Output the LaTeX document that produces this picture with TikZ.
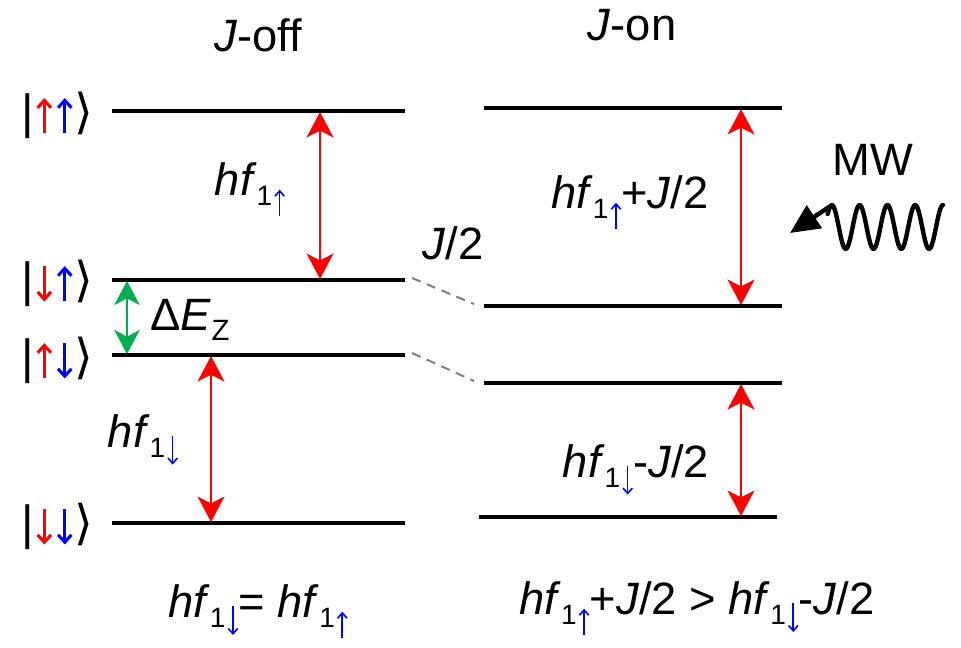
\documentclass[tikz,border=0pt]{standalone}
\usepackage{fontspec}
\setmainfont{Liberation Sans}
\newfontfamily\dv{DejaVu Sans}
\usetikzlibrary{arrows.meta}
\definecolor{zgreen}{RGB}{0,176,80}
% small blue subscript arrows
\newcommand\sarrowu{\tikz[baseline=0pt]\draw[blue,line width=1.2pt,-{Straight Barb[length=4pt,width=7pt]}] (0,-15.5pt)--(0,4.5pt);}
\newcommand\sarrowd{\tikz[baseline=0pt]\draw[blue,line width=1.2pt,-{Straight Barb[length=4pt,width=7pt]}] (0,8.5pt)--(0,-13pt);}
\newcommand\subar[1]{\raisebox{-7.5pt}{\fontsize{21}{21}\selectfont 1}\hspace{1.5pt}#1}
\newcommand\hfu{\textit{hf}\subar{\sarrowu}}
\newcommand\hfd{\textit{hf}\subar{\sarrowd}}
% ket arrows
\newcommand\karu[1]{\tikz[baseline=0pt]\draw[#1,line width=2.3pt,-{Straight Barb[length=5.5pt,width=10pt]}] (0,-4pt)--(0,22.5pt);}
\newcommand\kard[1]{\tikz[baseline=0pt]\draw[#1,line width=2.3pt,-{Straight Barb[length=5.5pt,width=10pt]}] (0,22.5pt)--(0,-4pt);}
\newcommand\ket[2]{|\hspace{2pt}#1\hspace{3pt}#2\hspace{1pt}{\dv ⟩}}
\begin{document}
\begin{tikzpicture}[x=0.75pt,y=-0.75pt,
  level/.style={line width=2.3pt},
  dashlink/.style={gray,line width=1.5pt,dash pattern=on 7pt off 5pt},
  tip/.style={Stealth[length=19pt,width=20pt,inset=5pt]},
  trans/.style={red,line width=2.2pt,{Stealth[length=19pt,width=20pt,inset=5pt]}-{Stealth[length=19pt,width=20pt,inset=5pt]}},
  zee/.style={zgreen,line width=2.2pt,{Stealth[length=18pt,width=19pt,inset=5pt]}-{Stealth[length=18pt,width=19pt,inset=5pt]}},
  lbl/.style={inner sep=0pt,font=\fontsize{34}{40}\selectfont},
  ketl/.style={inner sep=0pt,font=\fontsize{36}{40}\selectfont}]
\useasboundingbox (0,0) rectangle (961,648);
% J-off levels
\coordinate (a1) at (112,111); \coordinate (a2) at (405,111);
\coordinate (b1) at (112,280); \coordinate (b2) at (405,280);
\coordinate (c1) at (112,355); \coordinate (c2) at (405,355);
\coordinate (d1) at (112,523); \coordinate (d2) at (405,523);
\draw[level] (a1) -- (a2);
\draw[level] (b1) -- (b2);
\draw[level] (c1) -- (c2);
\draw[level] (d1) -- (d2);
% J-on levels
\coordinate (e1) at (484,108); \coordinate (e2) at (782,108);
\coordinate (f1) at (484,306); \coordinate (f2) at (782,306);
\coordinate (g1) at (484,383); \coordinate (g2) at (782,383);
\coordinate (h1) at (479,517); \coordinate (h2) at (777,517);
\draw[level] (e1) -- (e2);
\draw[level] (f1) -- (f2);
\draw[level] (g1) -- (g2);
\draw[level] (h1) -- (h2);
% dashed links
\coordinate (l1) at (412,278); \coordinate (l2) at (474,304);
\coordinate (m1) at (412,353); \coordinate (m2) at (474,381);
\draw[dashlink] (l1) -- (l2);
\draw[dashlink] (m1) -- (m2);
% transitions
\coordinate (t1a) at (320,112); \coordinate (t1b) at (320,279);
\coordinate (t2a) at (211,356); \coordinate (t2b) at (211,522);
\coordinate (t3a) at (741,109); \coordinate (t3b) at (741,305);
\coordinate (t4a) at (741,384); \coordinate (t4b) at (741,516);
\coordinate (za) at (127,281); \coordinate (zb) at (127,354);
\draw[trans] (t1a) -- (t1b);
\draw[trans] (t2a) -- (t2b);
\draw[trans] (t3a) -- (t3b);
\draw[trans] (t4a) -- (t4b);
\draw[zee] (za) -- (zb);
% kets
\node[ketl] (k1) at (57,115) {\ket{\karu{red}}{\karu{blue}}};
\node[ketl] (k2) at (57,283) {\ket{\kard{red}}{\karu{blue}}};
\node[ketl] (k3) at (57,360) {\ket{\karu{red}}{\kard{blue}}};
\node[ketl] (k4) at (57,526) {\ket{\kard{red}}{\kard{blue}}};
% labels
\node[lbl] (joff) at (258,35) {\textit{J}-off};
\node[lbl] (jon) at (632,25) {\textit{J}-on};
\node[lbl] (l1u) at (250,190) {\hfu};
\node[lbl] (l1d) at (143,440) {\hfd};
\node[lbl] (dez) at (190,320) {Δ\textit{E}\raisebox{-7.5pt}{\fontsize{22}{22}\selectfont Z}};
\node[lbl] (j2) at (453,243) {\textit{J}/2};
\node[lbl] (r1) at (630,203) {\hfu+\textit{J}/2};
\node[lbl] (r2) at (636,470) {\hfd-\textit{J}/2};
\node[lbl] (mw) at (873,160) {MW};
\node[lbl] (b1t) at (258,612) {\hfd= \hfu};
\node[lbl] (b2t) at (697,609) {\hfu+\textit{J}/2 > \hfd-\textit{J}/2};
% microwave
\coordinate (wtip) at (790,233);
\coordinate (wend) at (829,207);
\draw[line width=3.3pt,line join=round,line cap=round] plot[domain=0:4.15,samples=120,smooth] ({943-27.8*\x},{227-22*cos(360*\x)});
\draw[line width=3.3pt,-{Triangle[length=22pt,width=20pt]}] (wend) -- (wtip);
\end{tikzpicture}
\end{document}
• • •
(THE EXERCISE): Would you return the data exactly as written, without the pictures?

(ANSWER FOR THE TASK):
Output the LaTeX document that produces this picture with TikZ.
\documentclass[tikz,border=0pt]{standalone}
\usepackage{fontspec}
\setmainfont{Liberation Sans}
\newfontfamily\dv{DejaVu Sans}
\usetikzlibrary{arrows.meta}
\definecolor{zgreen}{RGB}{0,176,80}
% small blue subscript arrows
\newcommand\sarrowu{\tikz[baseline=0pt]\draw[blue,line width=1.2pt,-{Straight Barb[length=4pt,width=7pt]}] (0,-15.5pt)--(0,4.5pt);}
\newcommand\sarrowd{\tikz[baseline=0pt]\draw[blue,line width=1.2pt,-{Straight Barb[length=4pt,width=7pt]}] (0,8.5pt)--(0,-13pt);}
\newcommand\subar[1]{\raisebox{-7.5pt}{\fontsize{21}{21}\selectfont 1}\hspace{1.5pt}#1}
\newcommand\hfu{\textit{hf}\subar{\sarrowu}}
\newcommand\hfd{\textit{hf}\subar{\sarrowd}}
% ket arrows
\newcommand\karu[1]{\tikz[baseline=0pt]\draw[#1,line width=2.3pt,-{Straight Barb[length=5.5pt,width=10pt]}] (0,-4pt)--(0,22.5pt);}
\newcommand\kard[1]{\tikz[baseline=0pt]\draw[#1,line width=2.3pt,-{Straight Barb[length=5.5pt,width=10pt]}] (0,22.5pt)--(0,-4pt);}
\newcommand\ket[2]{|\hspace{2pt}#1\hspace{3pt}#2\hspace{1pt}{\dv ⟩}}
\begin{document}
\begin{tikzpicture}[x=0.75pt,y=-0.75pt,
  level/.style={line width=2.3pt},
  dashlink/.style={gray,line width=1.5pt,dash pattern=on 7pt off 5pt},
  tip/.style={Stealth[length=19pt,width=20pt,inset=5pt]},
  trans/.style={red,line width=2.2pt,{Stealth[length=19pt,width=20pt,inset=5pt]}-{Stealth[length=19pt,width=20pt,inset=5pt]}},
  zee/.style={zgreen,line width=2.2pt,{Stealth[length=18pt,width=19pt,inset=5pt]}-{Stealth[length=18pt,width=19pt,inset=5pt]}},
  lbl/.style={inner sep=0pt,font=\fontsize{34}{40}\selectfont},
  ketl/.style={inner sep=0pt,font=\fontsize{36}{40}\selectfont}]
\useasboundingbox (0,0) rectangle (961,648);
% J-off levels
\coordinate (a1) at (112,111); \coordinate (a2) at (405,111);
\coordinate (b1) at (112,280); \coordinate (b2) at (405,280);
\coordinate (c1) at (112,355); \coordinate (c2) at (405,355);
\coordinate (d1) at (112,523); \coordinate (d2) at (405,523);
\draw[level] (a1) -- (a2);
\draw[level] (b1) -- (b2);
\draw[level] (c1) -- (c2);
\draw[level] (d1) -- (d2);
% J-on levels
\coordinate (e1) at (484,108); \coordinate (e2) at (782,108);
\coordinate (f1) at (484,306); \coordinate (f2) at (782,306);
\coordinate (g1) at (484,383); \coordinate (g2) at (782,383);
\coordinate (h1) at (479,517); \coordinate (h2) at (777,517);
\draw[level] (e1) -- (e2);
\draw[level] (f1) -- (f2);
\draw[level] (g1) -- (g2);
\draw[level] (h1) -- (h2);
% dashed links
\coordinate (l1) at (412,278); \coordinate (l2) at (474,304);
\coordinate (m1) at (412,353); \coordinate (m2) at (474,381);
\draw[dashlink] (l1) -- (l2);
\draw[dashlink] (m1) -- (m2);
% transitions
\coordinate (t1a) at (320,112); \coordinate (t1b) at (320,279);
\coordinate (t2a) at (211,356); \coordinate (t2b) at (211,522);
\coordinate (t3a) at (741,109); \coordinate (t3b) at (741,305);
\coordinate (t4a) at (741,384); \coordinate (t4b) at (741,516);
\coordinate (za) at (127,281); \coordinate (zb) at (127,354);
\draw[trans] (t1a) -- (t1b);
\draw[trans] (t2a) -- (t2b);
\draw[trans] (t3a) -- (t3b);
\draw[trans] (t4a) -- (t4b);
\draw[zee] (za) -- (zb);
% kets
\node[ketl] (k1) at (57,115) {\ket{\karu{red}}{\karu{blue}}};
\node[ketl] (k2) at (57,283) {\ket{\kard{red}}{\karu{blue}}};
\node[ketl] (k3) at (57,360) {\ket{\karu{red}}{\kard{blue}}};
\node[ketl] (k4) at (57,526) {\ket{\kard{red}}{\kard{blue}}};
% labels
\node[lbl] (joff) at (258,35) {\textit{J}-off};
\node[lbl] (jon) at (632,25) {\textit{J}-on};
\node[lbl] (l1u) at (250,190) {\hfu};
\node[lbl] (l1d) at (143,440) {\hfd};
\node[lbl] (dez) at (190,320) {Δ\textit{E}\raisebox{-7.5pt}{\fontsize{22}{22}\selectfont Z}};
\node[lbl] (j2) at (453,243) {\textit{J}/2};
\node[lbl] (r1) at (630,203) {\hfu+\textit{J}/2};
\node[lbl] (r2) at (636,470) {\hfd-\textit{J}/2};
\node[lbl] (mw) at (873,160) {MW};
\node[lbl] (b1t) at (258,612) {\hfd= \hfu};
\node[lbl] (b2t) at (697,609) {\hfu+\textit{J}/2 > \hfd-\textit{J}/2};
% microwave
\coordinate (wtip) at (790,233);
\coordinate (wend) at (829,207);
\draw[line width=3.3pt,line join=round,line cap=round] plot[domain=0:4.15,samples=120,smooth] ({943-27.8*\x},{227-22*cos(360*\x)});
\draw[line width=3.3pt,-{Triangle[length=22pt,width=20pt]}] (wend) -- (wtip);
\end{tikzpicture}
\end{document}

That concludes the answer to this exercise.